Challenge: Everything from the line with "Reproduce this diagram with TikZ." down to the line with "(0,0) rectangle (413,699);" below must be printed exactly, those two lines included. Exclude pictures.

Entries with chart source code
↓
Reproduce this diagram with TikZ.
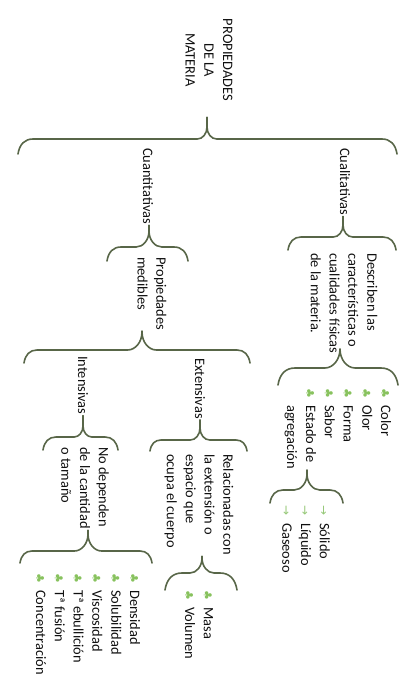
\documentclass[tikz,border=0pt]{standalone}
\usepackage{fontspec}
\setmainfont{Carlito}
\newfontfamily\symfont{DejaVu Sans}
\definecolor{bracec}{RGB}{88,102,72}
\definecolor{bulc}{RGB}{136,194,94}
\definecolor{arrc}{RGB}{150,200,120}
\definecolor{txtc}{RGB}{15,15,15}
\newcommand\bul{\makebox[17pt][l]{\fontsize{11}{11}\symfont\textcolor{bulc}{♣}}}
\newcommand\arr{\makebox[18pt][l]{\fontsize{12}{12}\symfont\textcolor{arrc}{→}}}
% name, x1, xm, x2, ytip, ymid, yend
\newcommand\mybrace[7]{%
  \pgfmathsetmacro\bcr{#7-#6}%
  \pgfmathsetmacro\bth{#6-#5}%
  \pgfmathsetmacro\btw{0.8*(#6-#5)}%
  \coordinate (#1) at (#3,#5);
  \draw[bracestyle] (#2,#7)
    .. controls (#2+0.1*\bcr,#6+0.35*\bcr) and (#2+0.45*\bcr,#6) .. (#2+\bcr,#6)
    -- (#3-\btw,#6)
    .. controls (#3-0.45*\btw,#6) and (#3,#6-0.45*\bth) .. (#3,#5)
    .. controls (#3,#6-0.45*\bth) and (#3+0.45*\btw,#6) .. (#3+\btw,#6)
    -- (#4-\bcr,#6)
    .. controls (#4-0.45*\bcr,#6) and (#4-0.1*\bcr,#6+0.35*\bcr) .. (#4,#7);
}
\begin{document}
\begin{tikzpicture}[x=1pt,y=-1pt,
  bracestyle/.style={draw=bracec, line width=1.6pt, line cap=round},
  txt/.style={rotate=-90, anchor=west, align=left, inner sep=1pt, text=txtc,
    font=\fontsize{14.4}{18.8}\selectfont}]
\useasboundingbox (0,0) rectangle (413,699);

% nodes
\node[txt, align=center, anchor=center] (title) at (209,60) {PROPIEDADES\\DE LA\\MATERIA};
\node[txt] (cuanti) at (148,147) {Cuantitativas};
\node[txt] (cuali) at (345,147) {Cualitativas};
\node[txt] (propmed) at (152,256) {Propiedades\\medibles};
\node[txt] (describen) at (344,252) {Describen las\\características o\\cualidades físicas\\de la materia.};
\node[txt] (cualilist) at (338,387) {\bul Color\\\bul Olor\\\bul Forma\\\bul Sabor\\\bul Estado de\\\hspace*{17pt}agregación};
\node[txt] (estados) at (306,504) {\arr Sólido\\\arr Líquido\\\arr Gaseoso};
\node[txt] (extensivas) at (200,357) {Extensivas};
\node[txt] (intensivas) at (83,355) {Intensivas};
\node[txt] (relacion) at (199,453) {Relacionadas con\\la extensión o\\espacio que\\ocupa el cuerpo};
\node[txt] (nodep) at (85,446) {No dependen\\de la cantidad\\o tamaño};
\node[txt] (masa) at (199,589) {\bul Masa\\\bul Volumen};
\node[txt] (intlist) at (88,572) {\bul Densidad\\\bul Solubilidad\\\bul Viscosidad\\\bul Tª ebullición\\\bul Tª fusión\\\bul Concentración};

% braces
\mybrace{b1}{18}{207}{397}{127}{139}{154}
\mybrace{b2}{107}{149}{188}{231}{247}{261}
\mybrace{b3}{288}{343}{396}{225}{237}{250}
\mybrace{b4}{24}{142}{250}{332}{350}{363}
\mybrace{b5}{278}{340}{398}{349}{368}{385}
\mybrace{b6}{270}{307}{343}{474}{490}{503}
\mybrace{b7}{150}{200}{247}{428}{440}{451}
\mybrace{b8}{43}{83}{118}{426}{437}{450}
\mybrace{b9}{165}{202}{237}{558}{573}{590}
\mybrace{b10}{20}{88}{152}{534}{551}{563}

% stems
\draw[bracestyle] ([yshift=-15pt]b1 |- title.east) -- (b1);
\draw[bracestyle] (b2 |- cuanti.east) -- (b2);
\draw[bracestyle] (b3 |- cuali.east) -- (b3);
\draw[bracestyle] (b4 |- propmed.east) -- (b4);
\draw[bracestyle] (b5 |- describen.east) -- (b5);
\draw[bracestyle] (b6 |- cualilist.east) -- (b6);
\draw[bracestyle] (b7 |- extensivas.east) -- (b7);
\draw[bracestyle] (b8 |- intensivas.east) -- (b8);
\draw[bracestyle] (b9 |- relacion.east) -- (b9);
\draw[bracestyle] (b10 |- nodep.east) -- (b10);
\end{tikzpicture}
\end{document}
↑
↓
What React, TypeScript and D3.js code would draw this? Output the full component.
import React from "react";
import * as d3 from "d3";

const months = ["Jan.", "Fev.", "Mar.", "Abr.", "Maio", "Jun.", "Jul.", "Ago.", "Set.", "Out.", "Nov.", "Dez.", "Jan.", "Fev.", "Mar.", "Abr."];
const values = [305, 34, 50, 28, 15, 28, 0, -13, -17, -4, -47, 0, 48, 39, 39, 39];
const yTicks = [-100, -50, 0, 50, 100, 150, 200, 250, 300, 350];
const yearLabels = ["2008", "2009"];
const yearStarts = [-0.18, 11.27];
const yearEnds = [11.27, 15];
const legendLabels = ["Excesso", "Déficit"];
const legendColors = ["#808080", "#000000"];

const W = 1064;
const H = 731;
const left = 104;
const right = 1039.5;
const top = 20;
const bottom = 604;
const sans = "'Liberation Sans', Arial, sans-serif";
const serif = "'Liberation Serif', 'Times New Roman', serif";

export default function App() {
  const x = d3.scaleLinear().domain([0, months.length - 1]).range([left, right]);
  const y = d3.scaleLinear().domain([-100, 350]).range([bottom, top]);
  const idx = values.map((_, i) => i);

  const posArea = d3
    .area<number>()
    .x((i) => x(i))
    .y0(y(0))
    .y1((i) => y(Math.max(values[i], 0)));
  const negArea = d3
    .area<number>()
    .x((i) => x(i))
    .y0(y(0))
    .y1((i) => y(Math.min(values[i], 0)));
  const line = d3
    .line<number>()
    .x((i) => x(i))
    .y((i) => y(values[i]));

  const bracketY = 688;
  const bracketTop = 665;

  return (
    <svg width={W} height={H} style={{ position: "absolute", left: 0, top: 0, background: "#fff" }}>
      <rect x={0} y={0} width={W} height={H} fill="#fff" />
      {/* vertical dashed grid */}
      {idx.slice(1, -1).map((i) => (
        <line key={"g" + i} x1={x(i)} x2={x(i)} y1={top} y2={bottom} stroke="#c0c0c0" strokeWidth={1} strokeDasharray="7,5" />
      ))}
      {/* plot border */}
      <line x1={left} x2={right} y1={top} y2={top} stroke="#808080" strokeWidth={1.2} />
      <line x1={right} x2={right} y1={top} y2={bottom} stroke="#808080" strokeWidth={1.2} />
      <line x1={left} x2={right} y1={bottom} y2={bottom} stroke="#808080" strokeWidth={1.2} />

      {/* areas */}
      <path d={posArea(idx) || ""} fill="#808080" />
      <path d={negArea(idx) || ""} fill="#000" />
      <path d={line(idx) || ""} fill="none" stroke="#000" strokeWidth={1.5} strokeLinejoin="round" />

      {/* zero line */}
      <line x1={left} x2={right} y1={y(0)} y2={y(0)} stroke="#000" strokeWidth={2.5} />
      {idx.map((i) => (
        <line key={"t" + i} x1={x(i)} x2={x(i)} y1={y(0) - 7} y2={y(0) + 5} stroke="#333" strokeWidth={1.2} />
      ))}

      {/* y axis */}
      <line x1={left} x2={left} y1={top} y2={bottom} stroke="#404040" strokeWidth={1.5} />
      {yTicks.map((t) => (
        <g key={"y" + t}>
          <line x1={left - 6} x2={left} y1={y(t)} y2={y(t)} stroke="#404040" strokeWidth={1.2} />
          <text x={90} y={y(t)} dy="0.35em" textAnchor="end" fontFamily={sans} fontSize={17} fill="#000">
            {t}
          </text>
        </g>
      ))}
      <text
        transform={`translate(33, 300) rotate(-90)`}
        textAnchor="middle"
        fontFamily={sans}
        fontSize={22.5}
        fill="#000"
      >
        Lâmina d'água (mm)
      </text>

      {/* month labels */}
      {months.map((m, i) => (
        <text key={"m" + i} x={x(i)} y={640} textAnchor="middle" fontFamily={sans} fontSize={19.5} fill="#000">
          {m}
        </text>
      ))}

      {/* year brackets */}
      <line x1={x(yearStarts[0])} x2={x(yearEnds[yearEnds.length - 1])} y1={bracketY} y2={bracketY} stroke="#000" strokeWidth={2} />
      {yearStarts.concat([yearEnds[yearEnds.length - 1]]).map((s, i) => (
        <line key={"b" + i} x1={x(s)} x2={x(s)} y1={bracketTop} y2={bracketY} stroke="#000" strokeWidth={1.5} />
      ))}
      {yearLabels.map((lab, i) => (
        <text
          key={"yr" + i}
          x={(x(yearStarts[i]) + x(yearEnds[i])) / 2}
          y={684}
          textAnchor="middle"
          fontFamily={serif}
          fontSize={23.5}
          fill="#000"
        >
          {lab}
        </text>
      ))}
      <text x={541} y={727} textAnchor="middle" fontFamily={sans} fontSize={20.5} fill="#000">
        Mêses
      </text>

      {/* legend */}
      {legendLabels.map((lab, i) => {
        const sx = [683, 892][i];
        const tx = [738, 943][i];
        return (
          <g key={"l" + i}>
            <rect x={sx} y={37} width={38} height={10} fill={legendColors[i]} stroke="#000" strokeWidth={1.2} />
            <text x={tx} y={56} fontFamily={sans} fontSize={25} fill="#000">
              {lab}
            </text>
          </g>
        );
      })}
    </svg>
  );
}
↑
Written solution:
Reproduce this diagram with TikZ.
\documentclass[tikz,border=0pt]{standalone}
\usepackage{fontspec}
\setmainfont{Carlito}
\newfontfamily\symfont{DejaVu Sans}
\definecolor{bracec}{RGB}{88,102,72}
\definecolor{bulc}{RGB}{136,194,94}
\definecolor{arrc}{RGB}{150,200,120}
\definecolor{txtc}{RGB}{15,15,15}
\newcommand\bul{\makebox[17pt][l]{\fontsize{11}{11}\symfont\textcolor{bulc}{♣}}}
\newcommand\arr{\makebox[18pt][l]{\fontsize{12}{12}\symfont\textcolor{arrc}{→}}}
% name, x1, xm, x2, ytip, ymid, yend
\newcommand\mybrace[7]{%
  \pgfmathsetmacro\bcr{#7-#6}%
  \pgfmathsetmacro\bth{#6-#5}%
  \pgfmathsetmacro\btw{0.8*(#6-#5)}%
  \coordinate (#1) at (#3,#5);
  \draw[bracestyle] (#2,#7)
    .. controls (#2+0.1*\bcr,#6+0.35*\bcr) and (#2+0.45*\bcr,#6) .. (#2+\bcr,#6)
    -- (#3-\btw,#6)
    .. controls (#3-0.45*\btw,#6) and (#3,#6-0.45*\bth) .. (#3,#5)
    .. controls (#3,#6-0.45*\bth) and (#3+0.45*\btw,#6) .. (#3+\btw,#6)
    -- (#4-\bcr,#6)
    .. controls (#4-0.45*\bcr,#6) and (#4-0.1*\bcr,#6+0.35*\bcr) .. (#4,#7);
}
\begin{document}
\begin{tikzpicture}[x=1pt,y=-1pt,
  bracestyle/.style={draw=bracec, line width=1.6pt, line cap=round},
  txt/.style={rotate=-90, anchor=west, align=left, inner sep=1pt, text=txtc,
    font=\fontsize{14.4}{18.8}\selectfont}]
\useasboundingbox (0,0) rectangle (413,699);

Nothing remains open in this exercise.